L'Eucharistie se vit nécessairement comme « épiclèse » (appel sur); en effet, le Père est source de tout, le Fils est expression du Père et il faut toute la force d'amour de Dieu pour opérer la transformation de l'humanité, la recréation de la matière, et nous associer à cette action divine. Si Dieu ne nous associe pas à son action, « nous ne pouvons rien faire» (Jn 15,5), cette transformation, cette recréation ne se manifestera pas... Il faut que la puissance de l'Esprit de Dieu travaille dans le cosmos et vivifie l'humanité, qu'elle nous introduise ainsi dans la communion entre le Père et le Fils.
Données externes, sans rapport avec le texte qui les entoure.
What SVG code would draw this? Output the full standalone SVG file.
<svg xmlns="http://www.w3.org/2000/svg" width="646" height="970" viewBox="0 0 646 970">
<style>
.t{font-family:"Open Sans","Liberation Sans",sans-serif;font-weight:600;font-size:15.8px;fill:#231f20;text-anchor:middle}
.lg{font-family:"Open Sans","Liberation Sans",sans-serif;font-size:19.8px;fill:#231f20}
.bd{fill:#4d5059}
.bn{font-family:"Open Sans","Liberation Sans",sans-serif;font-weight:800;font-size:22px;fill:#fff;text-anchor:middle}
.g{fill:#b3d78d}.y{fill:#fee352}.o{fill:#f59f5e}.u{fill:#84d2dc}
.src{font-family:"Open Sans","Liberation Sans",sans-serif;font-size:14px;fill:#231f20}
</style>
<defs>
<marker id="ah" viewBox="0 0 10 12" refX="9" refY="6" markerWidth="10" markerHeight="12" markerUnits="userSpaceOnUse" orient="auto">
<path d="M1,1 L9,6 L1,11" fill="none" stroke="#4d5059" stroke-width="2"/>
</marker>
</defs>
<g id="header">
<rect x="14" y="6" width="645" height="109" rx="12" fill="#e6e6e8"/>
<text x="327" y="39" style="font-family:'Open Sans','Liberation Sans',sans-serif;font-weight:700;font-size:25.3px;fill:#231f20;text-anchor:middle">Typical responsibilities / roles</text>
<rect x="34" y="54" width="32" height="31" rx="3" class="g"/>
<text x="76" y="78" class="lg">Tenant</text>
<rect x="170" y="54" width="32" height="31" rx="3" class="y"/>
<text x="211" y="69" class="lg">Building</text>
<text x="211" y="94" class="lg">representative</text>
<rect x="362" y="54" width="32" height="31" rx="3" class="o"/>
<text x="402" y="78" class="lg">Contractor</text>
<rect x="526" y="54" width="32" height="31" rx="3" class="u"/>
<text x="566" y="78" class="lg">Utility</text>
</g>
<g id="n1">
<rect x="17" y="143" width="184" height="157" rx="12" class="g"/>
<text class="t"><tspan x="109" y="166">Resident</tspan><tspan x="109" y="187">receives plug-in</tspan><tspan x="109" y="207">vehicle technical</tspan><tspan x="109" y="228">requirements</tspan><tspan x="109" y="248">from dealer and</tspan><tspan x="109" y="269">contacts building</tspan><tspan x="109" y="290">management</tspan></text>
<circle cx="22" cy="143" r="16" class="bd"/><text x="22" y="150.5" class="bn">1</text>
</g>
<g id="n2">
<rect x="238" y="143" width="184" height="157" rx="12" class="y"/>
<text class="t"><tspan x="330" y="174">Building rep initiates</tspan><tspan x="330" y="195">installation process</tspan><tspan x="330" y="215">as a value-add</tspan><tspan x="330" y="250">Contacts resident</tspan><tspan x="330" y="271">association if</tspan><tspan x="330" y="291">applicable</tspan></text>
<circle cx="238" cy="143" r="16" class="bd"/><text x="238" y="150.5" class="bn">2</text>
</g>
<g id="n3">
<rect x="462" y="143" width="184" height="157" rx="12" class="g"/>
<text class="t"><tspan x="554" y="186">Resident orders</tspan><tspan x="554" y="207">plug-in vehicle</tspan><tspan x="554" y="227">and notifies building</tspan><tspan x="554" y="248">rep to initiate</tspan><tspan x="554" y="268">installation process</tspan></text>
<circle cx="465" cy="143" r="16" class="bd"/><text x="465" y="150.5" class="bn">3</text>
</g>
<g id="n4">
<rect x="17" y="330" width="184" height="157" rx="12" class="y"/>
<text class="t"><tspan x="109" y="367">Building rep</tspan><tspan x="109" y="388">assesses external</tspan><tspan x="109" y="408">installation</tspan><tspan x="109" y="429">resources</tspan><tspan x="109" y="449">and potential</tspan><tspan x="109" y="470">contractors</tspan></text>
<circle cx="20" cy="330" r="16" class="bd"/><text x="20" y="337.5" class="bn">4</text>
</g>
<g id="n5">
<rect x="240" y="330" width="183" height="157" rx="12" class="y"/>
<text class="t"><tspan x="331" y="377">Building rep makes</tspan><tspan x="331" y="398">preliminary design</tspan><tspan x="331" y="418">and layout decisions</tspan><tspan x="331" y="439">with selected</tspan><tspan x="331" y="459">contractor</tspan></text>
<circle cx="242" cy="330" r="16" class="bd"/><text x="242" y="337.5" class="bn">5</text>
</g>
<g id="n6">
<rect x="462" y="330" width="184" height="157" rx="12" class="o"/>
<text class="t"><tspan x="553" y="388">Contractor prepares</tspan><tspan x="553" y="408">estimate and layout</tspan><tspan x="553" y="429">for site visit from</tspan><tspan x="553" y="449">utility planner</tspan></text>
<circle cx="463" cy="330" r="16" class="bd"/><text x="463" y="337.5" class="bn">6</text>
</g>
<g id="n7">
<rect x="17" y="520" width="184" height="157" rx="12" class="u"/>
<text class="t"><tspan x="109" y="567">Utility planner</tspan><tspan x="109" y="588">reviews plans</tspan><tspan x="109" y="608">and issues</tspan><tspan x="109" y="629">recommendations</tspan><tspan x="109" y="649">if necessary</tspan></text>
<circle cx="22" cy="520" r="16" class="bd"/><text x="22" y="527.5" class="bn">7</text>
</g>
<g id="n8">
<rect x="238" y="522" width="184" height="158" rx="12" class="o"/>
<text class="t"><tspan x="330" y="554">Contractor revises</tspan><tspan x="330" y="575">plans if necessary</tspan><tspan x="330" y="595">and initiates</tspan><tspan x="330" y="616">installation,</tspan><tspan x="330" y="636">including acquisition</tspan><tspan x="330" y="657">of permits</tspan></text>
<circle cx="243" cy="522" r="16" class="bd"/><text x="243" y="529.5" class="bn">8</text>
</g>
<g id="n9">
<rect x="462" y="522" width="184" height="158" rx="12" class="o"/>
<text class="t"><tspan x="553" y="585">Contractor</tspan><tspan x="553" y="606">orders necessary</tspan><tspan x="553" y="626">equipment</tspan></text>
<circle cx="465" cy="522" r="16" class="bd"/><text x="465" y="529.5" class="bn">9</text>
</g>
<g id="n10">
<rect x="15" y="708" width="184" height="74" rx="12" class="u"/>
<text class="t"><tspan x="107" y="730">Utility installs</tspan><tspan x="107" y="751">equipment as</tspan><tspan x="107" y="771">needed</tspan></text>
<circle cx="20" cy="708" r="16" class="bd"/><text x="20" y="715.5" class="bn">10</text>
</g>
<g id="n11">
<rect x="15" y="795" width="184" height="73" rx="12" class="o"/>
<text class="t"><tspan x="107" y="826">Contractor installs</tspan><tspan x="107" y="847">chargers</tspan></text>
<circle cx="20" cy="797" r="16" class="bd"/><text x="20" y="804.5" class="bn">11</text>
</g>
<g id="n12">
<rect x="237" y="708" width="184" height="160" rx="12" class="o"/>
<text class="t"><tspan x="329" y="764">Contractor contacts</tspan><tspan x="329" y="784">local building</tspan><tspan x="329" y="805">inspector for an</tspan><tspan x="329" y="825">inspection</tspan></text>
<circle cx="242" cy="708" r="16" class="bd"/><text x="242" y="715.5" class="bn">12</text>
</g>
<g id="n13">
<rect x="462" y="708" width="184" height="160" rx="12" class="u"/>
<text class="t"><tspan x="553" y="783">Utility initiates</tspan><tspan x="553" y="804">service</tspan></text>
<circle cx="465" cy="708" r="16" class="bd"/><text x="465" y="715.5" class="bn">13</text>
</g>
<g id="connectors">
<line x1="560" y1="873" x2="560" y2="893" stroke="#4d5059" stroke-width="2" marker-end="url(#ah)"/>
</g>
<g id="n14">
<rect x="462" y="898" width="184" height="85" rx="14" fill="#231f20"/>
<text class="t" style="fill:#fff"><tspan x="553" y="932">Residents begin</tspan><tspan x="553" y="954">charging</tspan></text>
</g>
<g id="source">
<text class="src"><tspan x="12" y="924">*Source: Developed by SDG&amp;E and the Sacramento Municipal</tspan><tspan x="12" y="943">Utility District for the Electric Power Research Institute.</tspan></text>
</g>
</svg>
Cette force de vivification, cette énergie de communion, c'est le Saint-Esprit.
Dire que l'Eucharistie est « invocation à l'Esprit Saint » ne signifie certainement pas qu'elle soit émotion spirituelle; il n'y a pas à « spiritualiser » l'Eucharistie ! Cela signifie que, dans ce sacrement, se joue la communion d'amour trinitaire et notre association à cette communion.
Au cours de l'Eucharistie, il y a deux « épiclèses » ou invocations à l'Esprit : sur le pain et le vin, et sur l'assemblée ; la puissance de l'Esprit transforme le pain et le vin au corps et au sang du Christ, et l'assemblée en Église trinitaire.
Sanctifie ces offrandes en répandant sur elles ton Esprit; qu'elles deviennent pour nous le corps et le sang de Jésus, le Christ, notre Seigneur... Humblement, nous te demandons qu'en ayant part au corps et au sang du Christ, nous soyons rassemblés par l'Esprit Saint en un seul corps (Prière eucharistique n° 2).
Communier au corps du Christ, présent dans l'Église, c'est indissolublement:
- communier à l'Église qui est le Corps du Christ,
- communier, grâce à l'Esprit, au Père et au Fils,
- communier à la dynamique de transformation du monde et des relations humaines.
Grâce à l'Esprit du Christ, nous avons accès auprès du Père et nous sommes mis en lien les uns avec les autres, même si nos situations naturelles nous opposent; la solidarité humaine ou l'accord affectif n'est pas la condition de la célébration, mais la communion à l'Esprit; unis dans l'Esprit, nous pouvons accéder à l'autel.
C'est parce que Dieu nous aime, que l'Esprit nous unit, que nous pouvons communier les uns avec les autres au même corps du Christ.
Outre la manducation du pain, plusieurs gestes signifient et entre nous, cette communion :
- le pardon mutuel des fautes: Je confesse à Dieu...-, puisque Dieu nous pardonne, nous pouvons nous pardonner les uns aux autres;
- l'intercession les uns pour les autres ou « prière universelle » ;
- l'union avec ceux qui ne font pas actuellement partie de l'assemblée :
- les prisonniers, les malades... par le lien de l'autel du sacrifice;
- le don de la paix, dont l'accueil et le baiser de paix sont les signes...
Communier, c'est tout cela à la fols: être Introduit dans la communion trinitaire par l'amour même qui est l'Esprit et participer au Corps du Christ qui est l'Église, lieu visible du travail de l'Esprit dans le monde.